▸ What you are asked to do: For the copy, please give all of the data again exactly and leave the pictures out.
──────────────────────────────
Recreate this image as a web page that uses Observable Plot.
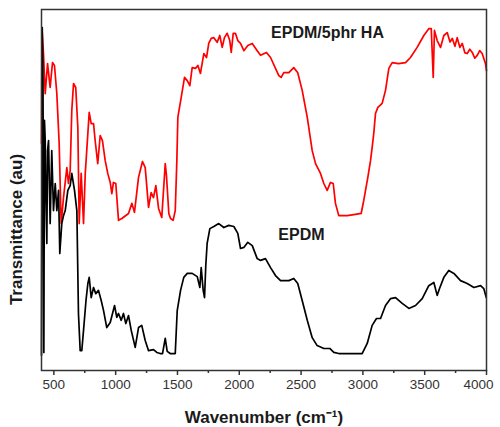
<!DOCTYPE html>
<html>
<head>
<meta charset="utf-8">
<script src="https://cdn.jsdelivr.net/npm/d3@7"></script>
<script src="https://cdn.jsdelivr.net/npm/@observablehq/plot@0.6"></script>
<style>
  body { margin: 0; background: #fff; }
  #chart { width: 500px; height: 427px; }
</style>
</head>
<body>
<div id="chart"></div>
<script>
// EPDM/5phr HA spectrum (wavenumber, transmittance a.u.)
const haWavenumber = [400,404,416,430,449,470,489,505,524,543,559,578,605,618,632,645,659,677,694,705,721,740,754,766,786,802,821,834,855,875,893,915,936,956,969,982,1001,1023,1050,1104,1131,1152,1185,1217,1239,1266,1287,1306,1325,1347,1373,1401,1411,1430,1444,1465,1482,1495,1503,1530,1557,1579,1600,1619,1646,1665,1686,1713,1735,1753,1773,1794,1821,1842,1862,1880,1902,1923,1935,1951,1969,1988,2010,2037,2069,2105,2145,2172,2220,2253,2293,2320,2339,2360,2401,2441,2473,2509,2550,2590,2617,2657,2684,2711,2738,2760,2778,2805,2873,2927,2986,3007,3040,3062,3075,3088,3102,3121,3156,3183,3210,3237,3288,3345,3385,3439,3493,3533,3553,3569,3579,3601,3628,3655,3682,3705,3723,3745,3763,3785,3804,3825,3844,3865,3885,3905,3925,3945,3965,3992,4000];
const haT = [62.9,94.7,87.8,76.7,85.0,78.4,85.3,84.5,76.7,62.9,40.7,47.9,56.2,51.8,55.4,72.0,79.5,78.4,67.3,40.7,54.6,40.7,54.6,60.9,71.5,68.4,68.4,63.7,57.3,65.1,63.7,58.2,54.6,52.1,49.0,52.1,51.8,41.6,42.1,43.5,46.3,43.8,53.5,57.9,56.2,45.2,49.3,47.9,51.2,44.9,42.4,57.3,54.0,43.5,42.1,41.6,44.3,58.2,70.1,75.6,81.2,80.3,78.9,83.9,83.7,84.5,82.3,87.8,86.7,90.6,92.0,92.2,90.9,92.8,89.5,92.2,93.4,91.4,88.1,93.4,93.4,91.4,90.6,88.6,90.0,90.6,88.6,87.3,88.1,86.7,83.7,81.7,81.2,82.5,82.5,83.9,82.5,77.6,70.1,60.9,57.3,54.6,51.8,49.9,52.1,51.8,46.3,42.9,42.9,43.2,43.5,47.1,53.5,58.2,61.8,65.7,71.2,72.9,74.0,77.6,83.7,85.3,85.0,85.3,86.7,89.5,92.8,94.7,94.7,81.2,94.2,91.4,89.5,92.8,93.6,91.0,92.0,89.8,92.2,89.5,90.6,88.0,87.8,89.0,88.1,86.5,87.3,88.6,87.8,85.0,83.1];

// EPDM spectrum
const epdmWavenumber = [400,406,412,419,424,430,436,443,449,457,470,483,497,511,524,538,548,564,578,592,613,632,645,667,686,699,713,726,740,760,775,786,802,821,839,861,883,902,928,956,991,1009,1023,1045,1063,1082,1104,1126,1158,1185,1211,1239,1266,1306,1333,1360,1379,1401,1417,1441,1482,1498,1525,1551,1579,1619,1660,1681,1692,1708,1719,1729,1740,1762,1794,1834,1875,1915,1956,1988,2010,2037,2069,2105,2145,2172,2212,2253,2293,2334,2401,2441,2473,2509,2550,2590,2630,2684,2732,2765,2805,2994,3035,3075,3110,3143,3183,3223,3264,3318,3372,3426,3480,3533,3574,3601,3620,3655,3695,3736,3790,3844,3898,3952,3978,3998];
const epdmT = [4.2,95.0,80.3,5.0,69.3,63.7,47.1,35.2,60.9,63.7,40.7,60.9,44.3,51.8,44.3,49.9,32.4,40.7,42.9,44.3,49.9,51.2,54.6,49.9,44.3,15.8,5.5,5.5,11.1,19.4,24.1,25.8,20.2,23.0,21.3,22.2,19.4,16.6,11.9,13.3,18.0,14.7,15.8,13.9,15.8,13.0,15.2,11.1,6.4,11.9,12.5,8.3,5.5,5.8,5.0,4.7,4.7,8.9,5.3,4.7,4.7,16.6,22.2,25.8,26.9,26.9,26.0,23.0,28.5,22.2,20.2,29.1,35.2,39.3,39.9,40.7,39.6,40.2,39.9,38.0,33.8,34.1,35.5,34.6,31.0,30.5,31.0,28.5,26.3,24.9,24.9,25.5,24.1,19.4,13.9,9.1,6.9,6.1,6.1,5.0,4.7,4.7,7.5,12.5,14.4,14.4,18.0,19.9,20.2,18.6,17.2,18.0,19.9,23.5,24.4,20.8,22.7,25.8,27.7,26.9,24.9,24.1,23.0,23.5,22.7,20.2];

const majorTicks = [500,1000,1500,2000,2500,3000,3500,4000];
const minorTicks = [750,1250,1750,2250,2750,3250,3750];

const seriesNames = ["EPDM/5phr HA", "EPDM"];
const seriesColors = ["#ff0000", "#000000"];

const rows = [
  ...haWavenumber.map((w, i) => ({series: seriesNames[0], wn: w, t: haT[i]})),
  ...epdmWavenumber.map((w, i) => ({series: seriesNames[1], wn: w, t: epdmT[i]}))
];

const innerTicks = majorTicks.slice(0, -1);
const lastTick = majorTicks.slice(-1);

const chart = Plot.plot({
  width: 500,
  height: 427,
  marginLeft: 41,
  marginRight: 14,
  marginTop: 9,
  marginBottom: 57,
  style: {fontFamily: "'Liberation Sans', Arial, sans-serif", background: "#fff"},
  x: {domain: [400, 4000]},
  y: {domain: [0, 100], axis: null},
  color: {domain: seriesNames, range: seriesColors},
  marks: [
    Plot.line(rows, {x: "wn", y: "t", z: "series", stroke: "series", strokeWidth: 1.7, curve: "linear"}),
    Plot.frame({stroke: "#333", strokeWidth: 1.5}),
    Plot.axisX(innerTicks, {tickSize: 5, tickPadding: 4, fontSize: 13.5, color: "#333", strokeWidth: 1.5, tickFormat: d => String(d), label: null}),
    Plot.axisX(lastTick, {tickSize: 5, text: null, color: "#333", strokeWidth: 1.5, label: null}),
    Plot.axisX(lastTick, {tickSize: 0, tickPadding: 9, dx: -8, fontSize: 13.5, color: "#333", tickFormat: d => String(d), label: null}),
    Plot.axisX(minorTicks, {tickSize: 3, text: null, color: "#333", strokeWidth: 1.5, label: null}),
    Plot.text([seriesNames[0]], {x: 2714, y: 93.6, text: d => d, fontSize: 16, fontWeight: "bold", fill: "#1a1a1a", style: "letter-spacing:0.5px"}),
    Plot.text([seriesNames[1]], {x: 2503, y: 37.7, text: d => d, fontSize: 16, fontWeight: "bold", fill: "#1a1a1a"}),
    Plot.text(["Wavenumber (cm\u207B\u00B9)"], {frameAnchor: "bottom", lineAnchor: "middle", dy: 47, text: d => d, fontSize: 17, fontWeight: "bold", fill: "#1a1a1a"}),
    Plot.text(["Transmittance (au)"], {frameAnchor: "left", textAnchor: "middle", lineAnchor: "middle", dx: -25, dy: 39.5, rotate: -90, text: d => d, fontSize: 17, fontWeight: "bold", fill: "#1a1a1a"})
  ]
});
document.getElementById("chart").appendChild(chart);
</script>
</body>
</html>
──────────────────────────────
▸ Written answer:
Recreate this image as a web page that uses Observable Plot.
<!DOCTYPE html>
<html>
<head>
<meta charset="utf-8">
<script src="https://cdn.jsdelivr.net/npm/d3@7"></script>
<script src="https://cdn.jsdelivr.net/npm/@observablehq/plot@0.6"></script>
<style>
  body { margin: 0; background: #fff; }
  #chart { width: 500px; height: 427px; }
</style>
</head>
<body>
<div id="chart"></div>
<script>
// EPDM/5phr HA spectrum (wavenumber, transmittance a.u.)
const haWavenumber = [400,404,416,430,449,470,489,505,524,543,559,578,605,618,632,645,659,677,694,705,721,740,754,766,786,802,821,834,855,875,893,915,936,956,969,982,1001,1023,1050,1104,1131,1152,1185,1217,1239,1266,1287,1306,1325,1347,1373,1401,1411,1430,1444,1465,1482,1495,1503,1530,1557,1579,1600,1619,1646,1665,1686,1713,1735,1753,1773,1794,1821,1842,1862,1880,1902,1923,1935,1951,1969,1988,2010,2037,2069,2105,2145,2172,2220,2253,2293,2320,2339,2360,2401,2441,2473,2509,2550,2590,2617,2657,2684,2711,2738,2760,2778,2805,2873,2927,2986,3007,3040,3062,3075,3088,3102,3121,3156,3183,3210,3237,3288,3345,3385,3439,3493,3533,3553,3569,3579,3601,3628,3655,3682,3705,3723,3745,3763,3785,3804,3825,3844,3865,3885,3905,3925,3945,3965,3992,4000];
const haT = [62.9,94.7,87.8,76.7,85.0,78.4,85.3,84.5,76.7,62.9,40.7,47.9,56.2,51.8,55.4,72.0,79.5,78.4,67.3,40.7,54.6,40.7,54.6,60.9,71.5,68.4,68.4,63.7,57.3,65.1,63.7,58.2,54.6,52.1,49.0,52.1,51.8,41.6,42.1,43.5,46.3,43.8,53.5,57.9,56.2,45.2,49.3,47.9,51.2,44.9,42.4,57.3,54.0,43.5,42.1,41.6,44.3,58.2,70.1,75.6,81.2,80.3,78.9,83.9,83.7,84.5,82.3,87.8,86.7,90.6,92.0,92.2,90.9,92.8,89.5,92.2,93.4,91.4,88.1,93.4,93.4,91.4,90.6,88.6,90.0,90.6,88.6,87.3,88.1,86.7,83.7,81.7,81.2,82.5,82.5,83.9,82.5,77.6,70.1,60.9,57.3,54.6,51.8,49.9,52.1,51.8,46.3,42.9,42.9,43.2,43.5,47.1,53.5,58.2,61.8,65.7,71.2,72.9,74.0,77.6,83.7,85.3,85.0,85.3,86.7,89.5,92.8,94.7,94.7,81.2,94.2,91.4,89.5,92.8,93.6,91.0,92.0,89.8,92.2,89.5,90.6,88.0,87.8,89.0,88.1,86.5,87.3,88.6,87.8,85.0,83.1];

// EPDM spectrum
const epdmWavenumber = [400,406,412,419,424,430,436,443,449,457,470,483,497,511,524,538,548,564,578,592,613,632,645,667,686,699,713,726,740,760,775,786,802,821,839,861,883,902,928,956,991,1009,1023,1045,1063,1082,1104,1126,1158,1185,1211,1239,1266,1306,1333,1360,1379,1401,1417,1441,1482,1498,1525,1551,1579,1619,1660,1681,1692,1708,1719,1729,1740,1762,1794,1834,1875,1915,1956,1988,2010,2037,2069,2105,2145,2172,2212,2253,2293,2334,2401,2441,2473,2509,2550,2590,2630,2684,2732,2765,2805,2994,3035,3075,3110,3143,3183,3223,3264,3318,3372,3426,3480,3533,3574,3601,3620,3655,3695,3736,3790,3844,3898,3952,3978,3998];
const epdmT = [4.2,95.0,80.3,5.0,69.3,63.7,47.1,35.2,60.9,63.7,40.7,60.9,44.3,51.8,44.3,49.9,32.4,40.7,42.9,44.3,49.9,51.2,54.6,49.9,44.3,15.8,5.5,5.5,11.1,19.4,24.1,25.8,20.2,23.0,21.3,22.2,19.4,16.6,11.9,13.3,18.0,14.7,15.8,13.9,15.8,13.0,15.2,11.1,6.4,11.9,12.5,8.3,5.5,5.8,5.0,4.7,4.7,8.9,5.3,4.7,4.7,16.6,22.2,25.8,26.9,26.9,26.0,23.0,28.5,22.2,20.2,29.1,35.2,39.3,39.9,40.7,39.6,40.2,39.9,38.0,33.8,34.1,35.5,34.6,31.0,30.5,31.0,28.5,26.3,24.9,24.9,25.5,24.1,19.4,13.9,9.1,6.9,6.1,6.1,5.0,4.7,4.7,7.5,12.5,14.4,14.4,18.0,19.9,20.2,18.6,17.2,18.0,19.9,23.5,24.4,20.8,22.7,25.8,27.7,26.9,24.9,24.1,23.0,23.5,22.7,20.2];

const majorTicks = [500,1000,1500,2000,2500,3000,3500,4000];
const minorTicks = [750,1250,1750,2250,2750,3250,3750];

const seriesNames = ["EPDM/5phr HA", "EPDM"];
const seriesColors = ["#ff0000", "#000000"];

const rows = [
  ...haWavenumber.map((w, i) => ({series: seriesNames[0], wn: w, t: haT[i]})),
  ...epdmWavenumber.map((w, i) => ({series: seriesNames[1], wn: w, t: epdmT[i]}))
];

const innerTicks = majorTicks.slice(0, -1);
const lastTick = majorTicks.slice(-1);

const chart = Plot.plot({
  width: 500,
  height: 427,
  marginLeft: 41,
  marginRight: 14,
  marginTop: 9,
  marginBottom: 57,
  style: {fontFamily: "'Liberation Sans', Arial, sans-serif", background: "#fff"},
  x: {domain: [400, 4000]},
  y: {domain: [0, 100], axis: null},
  color: {domain: seriesNames, range: seriesColors},
  marks: [
    Plot.line(rows, {x: "wn", y: "t", z: "series", stroke: "series", strokeWidth: 1.7, curve: "linear"}),
    Plot.frame({stroke: "#333", strokeWidth: 1.5}),
    Plot.axisX(innerTicks, {tickSize: 5, tickPadding: 4, fontSize: 13.5, color: "#333", strokeWidth: 1.5, tickFormat: d => String(d), label: null}),
    Plot.axisX(lastTick, {tickSize: 5, text: null, color: "#333", strokeWidth: 1.5, label: null}),
    Plot.axisX(lastTick, {tickSize: 0, tickPadding: 9, dx: -8, fontSize: 13.5, color: "#333", tickFormat: d => String(d), label: null}),
    Plot.axisX(minorTicks, {tickSize: 3, text: null, color: "#333", strokeWidth: 1.5, label: null}),
    Plot.text([seriesNames[0]], {x: 2714, y: 93.6, text: d => d, fontSize: 16, fontWeight: "bold", fill: "#1a1a1a", style: "letter-spacing:0.5px"}),
    Plot.text([seriesNames[1]], {x: 2503, y: 37.7, text: d => d, fontSize: 16, fontWeight: "bold", fill: "#1a1a1a"}),
    Plot.text(["Wavenumber (cm\u207B\u00B9)"], {frameAnchor: "bottom", lineAnchor: "middle", dy: 47, text: d => d, fontSize: 17, fontWeight: "bold", fill: "#1a1a1a"}),
    Plot.text(["Transmittance (au)"], {frameAnchor: "left", textAnchor: "middle", lineAnchor: "middle", dx: -25, dy: 39.5, rotate: -90, text: d => d, fontSize: 17, fontWeight: "bold", fill: "#1a1a1a"})
  ]
});
document.getElementById("chart").appendChild(chart);
</script>
</body>
</html>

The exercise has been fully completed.